A recent study of manufacturing firms in Hong Kong demonstrates that dynamic capabilities significantly facilitate the implementation of CE. Firms with strong DCs are better equipped to identify and pursue CE opportunities, adapt to new regulations, and innovate in their processes and products. By developing DCs, companies can enhance their overall performance and achieve long-term sustainability
Governmental Influence on CE Implementation
Governmental influence plays a crucial role in stimulating firms towards CE implementation. Policies, regulations, and incentive programs can create a favourable environment for companies to adopt CE practices. For instance, the introduction of the ISO 59000 standard related to CE provides a clear framework for companies to follow. This standard sets out guidelines for implementing CE principles, helping firms to align their practices with international best practices.
Moreover, government incentives, such as tax breaks, subsidies, and grants, can encourage companies to invest in CE initiatives. Regulatory measures, such as stricter waste management laws and extended producer responsibility, can also drive firms to adopt more sustainable practices. By providing support and creating a conducive regulatory environment, governments can stimulate the effect of dynamic capabilities and accelerate the transition to a circular economy.
Steps for Implementing CE in ESG Development
To successfully implement CE in the development of ESG, companies can follow these steps:
1. Assess Current Practices
Conduct a comprehensive assessment of current practices to identify areas where CE principles can be applied. This includes evaluating resource use, waste generation, and product life cycles.

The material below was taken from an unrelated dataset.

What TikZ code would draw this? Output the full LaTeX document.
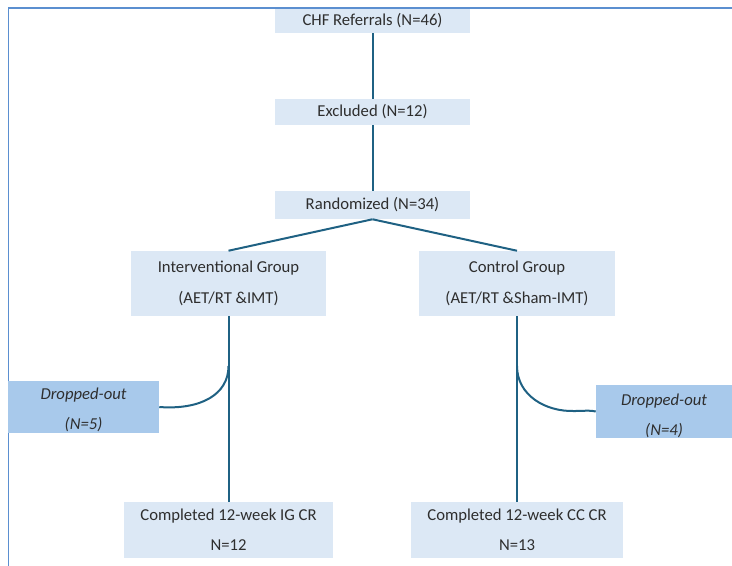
\documentclass[tikz,border=0pt]{standalone}
\usepackage{fontspec}
\setmainfont{Carlito}
\definecolor{boxfill}{HTML}{DCE8F5}
\definecolor{dropfill}{HTML}{A8C9EB}
\definecolor{linec}{HTML}{1F6183}
\definecolor{framec}{HTML}{5B8FD0}
\definecolor{txt}{HTML}{2E2E2E}
\tikzset{
  x=0.75pt, y=-0.75pt,
  flowbox/.style={rectangle, fill=boxfill, draw=none, inner sep=0pt, text=txt, font=\fontsize{12.5}{14}\selectfont, align=center},
  dropbox/.style={rectangle, fill=dropfill, draw=none, inner sep=0pt, text=txt, font=\fontsize{12.5}{14}\selectfont\itshape, align=center},
  conn/.style={draw=linec, line width=1.5pt},
}
\begin{document}
\begin{tikzpicture}
\useasboundingbox (0,0) rectangle (732,565);
% frame
\draw[framec, line width=1.3pt] (8.5,566) -- (8.5,8) -- (733,8);
% boxes
\node[flowbox, minimum width=195*0.75pt, minimum height=24*0.75pt] (chf) at (372.5,21) {CHF Referrals (N=46)};
\node[flowbox, minimum width=195*0.75pt, minimum height=26*0.75pt] (exc) at (372.5,112) {Excluded (N=12)};
\node[flowbox, minimum width=195*0.75pt, minimum height=28*0.75pt] (rand) at (372.5,205) {Randomized (N=34)};
\node[flowbox, minimum width=195*0.75pt, minimum height=65*0.75pt] (ig) at (228.5,283.5) {Interventional Group\\[9.5pt](AET/RT \&IMT)};
\node[flowbox, minimum width=196*0.75pt, minimum height=65*0.75pt] (cg) at (517,283.5) {Control Group\\[9.5pt](AET/RT \&Sham-IMT)};
\node[dropbox, minimum width=151*0.75pt, minimum height=52*0.75pt] (dl) at (83.5,407) {};
\node[dropbox, minimum width=136*0.75pt, minimum height=53*0.75pt] (dr) at (664,411.5) {};
\node[dropbox, fill=none, anchor=center] (dlt) at (83.5,410) {Dropped-out\\[8.5pt](N=5)};
\node[dropbox, fill=none, anchor=center] (drt) at (664,415.5) {Dropped-out\\[8.5pt](N=4)};
\node[flowbox, minimum width=209*0.75pt, minimum height=56*0.75pt] (cig) at (228.5,530) {Completed 12-week IG CR\\[8.5pt]N=12};
\node[flowbox, minimum width=212*0.75pt, minimum height=56*0.75pt] (ccc) at (517,530) {Completed 12-week CC CR\\[8.5pt]N=13};
% coordinates
\coordinate (lbr) at (228.5,366);
\coordinate (rbr) at (517,366);
% connectors
\draw[conn] (chf.south) -- (exc.north);
\draw[conn] (exc.south) -- (rand.north);
\draw[conn] (rand.south) -- (ig.north);
\draw[conn] (rand.south) -- (cg.north);
\draw[conn] (ig.south) -- (cig.north);
\draw[conn] (cg.south) -- (ccc.north);
\draw[conn] (lbr) .. controls (228.5,395) and (200,410) .. (dl.east);
\draw[conn] (rbr) .. controls (517,395) and (545,412) .. (575,411) .. controls (585,411) and (590,410) .. (dr.west);
\end{tikzpicture}
\end{document}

2. Develop Dynamic Capabilities
Invest in building dynamic capabilities within the organization. This involves fostering a culture of innovation, enhancing skills and knowledge, and developing flexible processes that can adapt to changing conditions.
3. Engage Stakeholders
Collaborate with stakeholders, including suppliers, customers, and regulators, to create a shared vision for CE. Engaging stakeholders can help identify new opportunities, build partnerships, and gain support for CE initiatives.
4. Implement CE Strategies
Develop and implement CE strategies that align with the company's goals and ESG objectives. This may include redesigning products for durability and recyclability, implementing closed-loop supply chains, and adopting sustainable business models.
5. Monitor and Evaluate
Establish performance index and monitoring systems to evaluate the success of CE initiatives. Review and adjust strategies based on feedback and performance data.

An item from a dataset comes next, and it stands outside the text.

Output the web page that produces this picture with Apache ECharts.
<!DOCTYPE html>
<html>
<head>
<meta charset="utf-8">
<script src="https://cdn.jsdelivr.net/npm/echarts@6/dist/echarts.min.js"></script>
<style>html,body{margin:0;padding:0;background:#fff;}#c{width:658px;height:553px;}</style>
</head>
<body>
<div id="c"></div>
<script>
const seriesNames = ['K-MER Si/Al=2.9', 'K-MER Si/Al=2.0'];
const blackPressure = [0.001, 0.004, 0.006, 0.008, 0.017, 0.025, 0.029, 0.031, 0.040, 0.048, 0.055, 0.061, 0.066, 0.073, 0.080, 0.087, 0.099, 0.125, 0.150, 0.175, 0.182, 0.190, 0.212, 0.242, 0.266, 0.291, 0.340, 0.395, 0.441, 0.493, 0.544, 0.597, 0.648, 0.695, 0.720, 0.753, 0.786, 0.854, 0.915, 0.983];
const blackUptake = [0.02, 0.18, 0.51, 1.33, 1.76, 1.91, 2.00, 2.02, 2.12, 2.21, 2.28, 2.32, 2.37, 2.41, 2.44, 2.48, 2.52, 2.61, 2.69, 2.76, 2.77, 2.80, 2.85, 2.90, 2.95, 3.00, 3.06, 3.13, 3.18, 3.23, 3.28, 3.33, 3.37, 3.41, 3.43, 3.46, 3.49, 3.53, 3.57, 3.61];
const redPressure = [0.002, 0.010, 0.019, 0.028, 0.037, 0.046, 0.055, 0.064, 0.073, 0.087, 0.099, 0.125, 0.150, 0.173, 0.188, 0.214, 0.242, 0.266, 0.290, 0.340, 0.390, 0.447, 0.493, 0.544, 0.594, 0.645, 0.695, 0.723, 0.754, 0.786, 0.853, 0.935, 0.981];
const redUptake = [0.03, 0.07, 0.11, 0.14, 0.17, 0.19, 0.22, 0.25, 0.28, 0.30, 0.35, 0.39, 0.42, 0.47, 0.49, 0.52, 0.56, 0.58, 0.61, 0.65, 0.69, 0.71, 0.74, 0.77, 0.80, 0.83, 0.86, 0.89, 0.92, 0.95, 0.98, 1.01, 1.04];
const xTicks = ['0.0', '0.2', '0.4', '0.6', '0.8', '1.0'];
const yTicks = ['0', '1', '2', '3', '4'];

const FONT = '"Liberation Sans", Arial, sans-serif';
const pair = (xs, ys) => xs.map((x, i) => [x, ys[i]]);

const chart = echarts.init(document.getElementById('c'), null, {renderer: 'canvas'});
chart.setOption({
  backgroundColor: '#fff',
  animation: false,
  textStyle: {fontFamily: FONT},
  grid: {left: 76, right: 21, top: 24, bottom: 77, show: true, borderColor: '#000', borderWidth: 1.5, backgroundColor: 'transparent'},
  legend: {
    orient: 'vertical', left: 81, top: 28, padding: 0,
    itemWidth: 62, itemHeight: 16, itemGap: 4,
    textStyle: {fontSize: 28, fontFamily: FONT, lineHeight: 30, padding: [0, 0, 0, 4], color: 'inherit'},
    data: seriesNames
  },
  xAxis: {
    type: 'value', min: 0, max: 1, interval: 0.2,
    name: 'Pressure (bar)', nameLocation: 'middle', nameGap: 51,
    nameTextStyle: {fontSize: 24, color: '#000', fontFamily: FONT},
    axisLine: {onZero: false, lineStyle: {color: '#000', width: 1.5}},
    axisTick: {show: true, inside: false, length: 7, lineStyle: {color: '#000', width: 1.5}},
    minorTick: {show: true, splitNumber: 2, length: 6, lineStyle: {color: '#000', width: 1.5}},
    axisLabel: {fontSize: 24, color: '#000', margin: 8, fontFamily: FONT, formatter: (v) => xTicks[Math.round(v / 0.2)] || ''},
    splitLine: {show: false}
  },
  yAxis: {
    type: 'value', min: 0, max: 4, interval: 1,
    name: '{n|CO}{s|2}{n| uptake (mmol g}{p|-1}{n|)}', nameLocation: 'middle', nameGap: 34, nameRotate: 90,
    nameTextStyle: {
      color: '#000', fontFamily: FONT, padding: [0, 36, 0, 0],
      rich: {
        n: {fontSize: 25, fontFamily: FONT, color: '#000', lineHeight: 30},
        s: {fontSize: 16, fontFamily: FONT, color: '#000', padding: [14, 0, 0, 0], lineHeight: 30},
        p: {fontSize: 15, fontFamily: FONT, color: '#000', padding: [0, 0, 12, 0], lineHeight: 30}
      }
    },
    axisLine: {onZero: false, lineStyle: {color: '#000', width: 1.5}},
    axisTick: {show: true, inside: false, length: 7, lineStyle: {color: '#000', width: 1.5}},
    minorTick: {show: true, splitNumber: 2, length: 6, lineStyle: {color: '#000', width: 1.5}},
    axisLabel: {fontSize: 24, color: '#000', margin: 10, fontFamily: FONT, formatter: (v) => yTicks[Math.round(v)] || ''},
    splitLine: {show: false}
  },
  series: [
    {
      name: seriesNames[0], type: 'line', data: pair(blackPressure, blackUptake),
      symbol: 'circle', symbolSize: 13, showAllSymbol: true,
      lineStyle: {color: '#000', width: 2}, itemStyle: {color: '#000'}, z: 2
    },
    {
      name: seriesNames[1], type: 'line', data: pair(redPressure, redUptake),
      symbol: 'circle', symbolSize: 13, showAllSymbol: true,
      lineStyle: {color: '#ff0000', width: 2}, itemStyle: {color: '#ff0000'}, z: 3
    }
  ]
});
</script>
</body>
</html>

6. Leverage Government Support
Take advantage of governmental support, such as incentives, and regulatory frameworks, as well as the collaboration between the government (or institution) and manufacturing sectors, to facilitate CE implementation. Stay informed about policy developments and actively participate in industry dialogues to influence future regulations.
Conclusion
The implementation of a circular economy is essential for the development of ESG in the manufacturing sector. By adopting CE practices, companies can address environmental challenges, enhance social sustainability, and improve governance. The development of dynamic capabilities within firms plays a crucial role in facilitating CE implementation, while governmental influence provides the necessary support and regulatory framework. As the ISO 59000 standard highlights, the transition to a circular economy is not only a prerequisite for sustainable development, but also a way of enhancing firm performance and adaptability. By adopting CE, companies can contribute to a more sustainable future and achieve their ESG goals.